— Start Data excerpt —
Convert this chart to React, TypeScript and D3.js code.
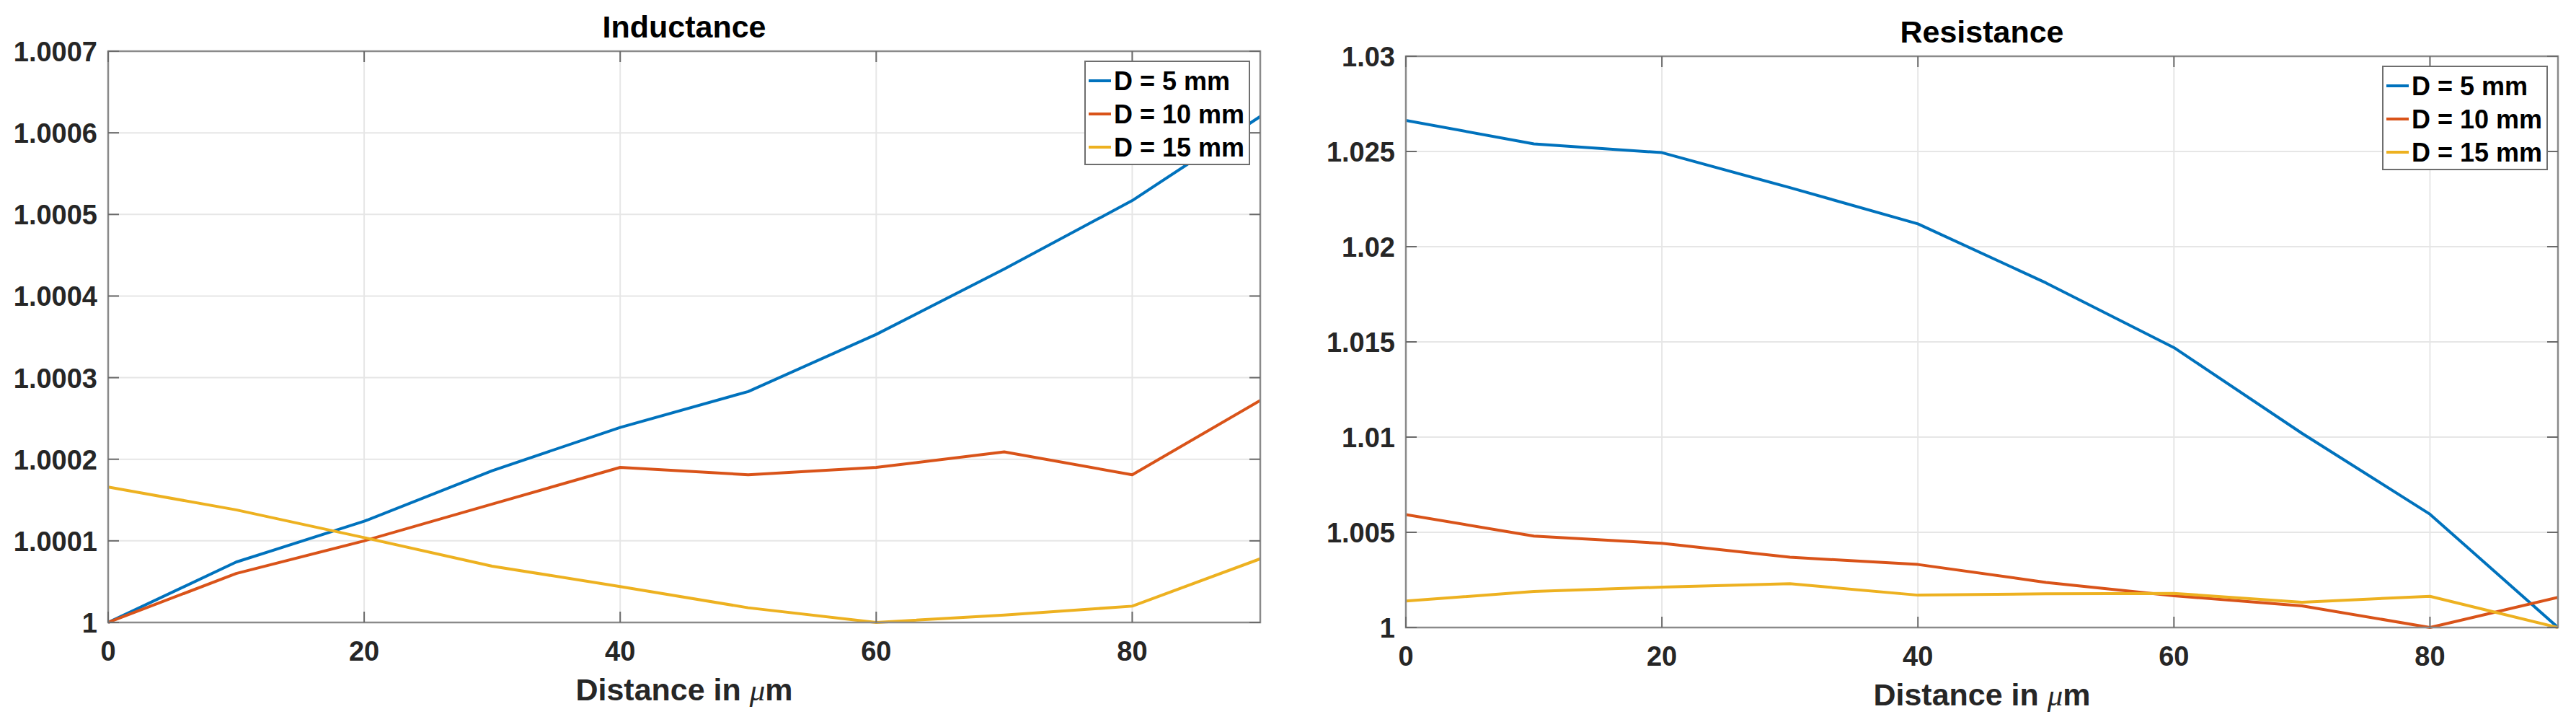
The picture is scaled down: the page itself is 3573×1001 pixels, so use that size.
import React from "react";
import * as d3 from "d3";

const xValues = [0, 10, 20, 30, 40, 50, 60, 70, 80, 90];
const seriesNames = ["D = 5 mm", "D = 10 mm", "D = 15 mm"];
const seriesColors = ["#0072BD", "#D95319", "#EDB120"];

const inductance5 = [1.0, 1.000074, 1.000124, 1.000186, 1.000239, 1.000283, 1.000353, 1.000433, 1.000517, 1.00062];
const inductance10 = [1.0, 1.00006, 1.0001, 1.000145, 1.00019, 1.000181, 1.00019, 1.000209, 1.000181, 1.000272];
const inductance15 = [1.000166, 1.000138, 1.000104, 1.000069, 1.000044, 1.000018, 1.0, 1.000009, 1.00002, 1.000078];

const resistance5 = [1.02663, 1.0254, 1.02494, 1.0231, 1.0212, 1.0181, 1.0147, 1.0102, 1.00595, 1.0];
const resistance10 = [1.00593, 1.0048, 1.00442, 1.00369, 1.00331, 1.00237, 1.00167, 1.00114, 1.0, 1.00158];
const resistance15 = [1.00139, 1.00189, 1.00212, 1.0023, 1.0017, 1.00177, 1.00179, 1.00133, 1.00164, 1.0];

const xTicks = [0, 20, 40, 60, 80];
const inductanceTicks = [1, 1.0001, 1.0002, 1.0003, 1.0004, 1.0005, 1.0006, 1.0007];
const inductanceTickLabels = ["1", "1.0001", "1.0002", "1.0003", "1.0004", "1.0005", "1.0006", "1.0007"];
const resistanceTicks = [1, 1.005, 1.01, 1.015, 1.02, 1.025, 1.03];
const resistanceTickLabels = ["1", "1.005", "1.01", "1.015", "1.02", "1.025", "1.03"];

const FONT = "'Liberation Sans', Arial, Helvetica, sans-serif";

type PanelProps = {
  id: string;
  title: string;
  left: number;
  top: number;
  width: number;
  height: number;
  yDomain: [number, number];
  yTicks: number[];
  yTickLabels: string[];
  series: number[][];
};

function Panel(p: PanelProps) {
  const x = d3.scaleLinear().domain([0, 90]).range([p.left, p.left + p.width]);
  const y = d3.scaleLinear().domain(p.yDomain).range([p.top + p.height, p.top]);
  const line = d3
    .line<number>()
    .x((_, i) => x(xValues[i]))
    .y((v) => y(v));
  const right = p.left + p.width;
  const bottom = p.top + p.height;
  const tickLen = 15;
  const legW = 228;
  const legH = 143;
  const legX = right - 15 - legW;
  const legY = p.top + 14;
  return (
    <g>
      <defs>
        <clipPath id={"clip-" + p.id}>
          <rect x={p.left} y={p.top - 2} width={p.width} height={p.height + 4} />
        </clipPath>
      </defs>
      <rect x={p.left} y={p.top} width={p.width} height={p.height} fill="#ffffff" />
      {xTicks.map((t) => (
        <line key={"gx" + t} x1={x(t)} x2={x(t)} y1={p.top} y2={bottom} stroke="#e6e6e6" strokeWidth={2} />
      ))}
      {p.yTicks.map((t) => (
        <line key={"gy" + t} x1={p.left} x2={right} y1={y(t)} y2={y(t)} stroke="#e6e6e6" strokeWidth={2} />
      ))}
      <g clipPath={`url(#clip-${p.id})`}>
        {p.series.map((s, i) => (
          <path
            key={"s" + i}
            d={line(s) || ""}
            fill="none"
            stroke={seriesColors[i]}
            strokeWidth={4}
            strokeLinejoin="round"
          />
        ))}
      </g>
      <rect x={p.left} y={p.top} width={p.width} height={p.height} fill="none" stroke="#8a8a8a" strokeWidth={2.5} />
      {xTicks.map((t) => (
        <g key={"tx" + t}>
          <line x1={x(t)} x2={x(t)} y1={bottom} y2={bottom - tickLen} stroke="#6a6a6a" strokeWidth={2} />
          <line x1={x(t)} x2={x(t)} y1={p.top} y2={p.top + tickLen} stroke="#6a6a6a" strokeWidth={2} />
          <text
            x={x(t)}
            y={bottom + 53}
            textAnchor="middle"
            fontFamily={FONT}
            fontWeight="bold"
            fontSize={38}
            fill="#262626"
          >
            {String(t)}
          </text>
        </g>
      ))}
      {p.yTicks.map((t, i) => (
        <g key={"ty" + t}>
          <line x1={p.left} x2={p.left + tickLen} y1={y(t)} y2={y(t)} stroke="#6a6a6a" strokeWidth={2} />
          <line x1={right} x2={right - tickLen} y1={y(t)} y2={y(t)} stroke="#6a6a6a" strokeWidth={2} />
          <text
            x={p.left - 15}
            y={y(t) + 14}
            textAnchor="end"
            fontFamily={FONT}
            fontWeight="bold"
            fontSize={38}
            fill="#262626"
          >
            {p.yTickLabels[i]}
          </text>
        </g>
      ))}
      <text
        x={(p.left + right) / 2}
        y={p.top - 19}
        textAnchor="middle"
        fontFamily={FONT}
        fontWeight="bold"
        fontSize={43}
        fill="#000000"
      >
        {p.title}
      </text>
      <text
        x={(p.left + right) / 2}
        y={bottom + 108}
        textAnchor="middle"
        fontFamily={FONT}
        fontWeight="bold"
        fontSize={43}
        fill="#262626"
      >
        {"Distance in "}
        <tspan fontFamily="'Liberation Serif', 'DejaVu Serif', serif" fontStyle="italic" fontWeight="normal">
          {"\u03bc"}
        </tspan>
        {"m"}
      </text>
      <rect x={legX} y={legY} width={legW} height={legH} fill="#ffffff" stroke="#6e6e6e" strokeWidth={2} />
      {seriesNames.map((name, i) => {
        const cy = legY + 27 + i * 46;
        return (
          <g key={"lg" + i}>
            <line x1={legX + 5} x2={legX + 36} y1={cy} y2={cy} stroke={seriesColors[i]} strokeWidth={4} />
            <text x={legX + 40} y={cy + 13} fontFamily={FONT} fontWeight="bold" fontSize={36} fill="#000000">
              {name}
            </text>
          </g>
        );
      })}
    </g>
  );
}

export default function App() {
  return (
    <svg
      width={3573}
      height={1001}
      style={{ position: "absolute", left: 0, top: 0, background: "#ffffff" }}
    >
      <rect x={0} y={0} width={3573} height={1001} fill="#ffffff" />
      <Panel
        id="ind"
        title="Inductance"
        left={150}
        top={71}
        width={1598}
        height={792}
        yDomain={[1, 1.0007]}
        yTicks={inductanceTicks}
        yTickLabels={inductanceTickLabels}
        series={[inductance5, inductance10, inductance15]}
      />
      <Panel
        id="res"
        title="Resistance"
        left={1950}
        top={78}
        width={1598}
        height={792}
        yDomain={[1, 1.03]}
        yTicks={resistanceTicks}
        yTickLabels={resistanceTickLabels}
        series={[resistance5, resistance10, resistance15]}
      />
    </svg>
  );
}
— End Data excerpt —
▶ [Problem description]
Reproduce only the lines from the beginning of the data through the line that contains "1.00133, 1.00164, 1.0];", both included, and please drop the pictures.

▶ [Reply to the exercise]
Convert this chart to React, TypeScript and D3.js code.
The picture is scaled down: the page itself is 3573×1001 pixels, so use that size.
import React from "react";
import * as d3 from "d3";

const xValues = [0, 10, 20, 30, 40, 50, 60, 70, 80, 90];
const seriesNames = ["D = 5 mm", "D = 10 mm", "D = 15 mm"];
const seriesColors = ["#0072BD", "#D95319", "#EDB120"];

const inductance5 = [1.0, 1.000074, 1.000124, 1.000186, 1.000239, 1.000283, 1.000353, 1.000433, 1.000517, 1.00062];
const inductance10 = [1.0, 1.00006, 1.0001, 1.000145, 1.00019, 1.000181, 1.00019, 1.000209, 1.000181, 1.000272];
const inductance15 = [1.000166, 1.000138, 1.000104, 1.000069, 1.000044, 1.000018, 1.0, 1.000009, 1.00002, 1.000078];

const resistance5 = [1.02663, 1.0254, 1.02494, 1.0231, 1.0212, 1.0181, 1.0147, 1.0102, 1.00595, 1.0];
const resistance10 = [1.00593, 1.0048, 1.00442, 1.00369, 1.00331, 1.00237, 1.00167, 1.00114, 1.0, 1.00158];
const resistance15 = [1.00139, 1.00189, 1.00212, 1.0023, 1.0017, 1.00177, 1.00179, 1.00133, 1.00164, 1.0];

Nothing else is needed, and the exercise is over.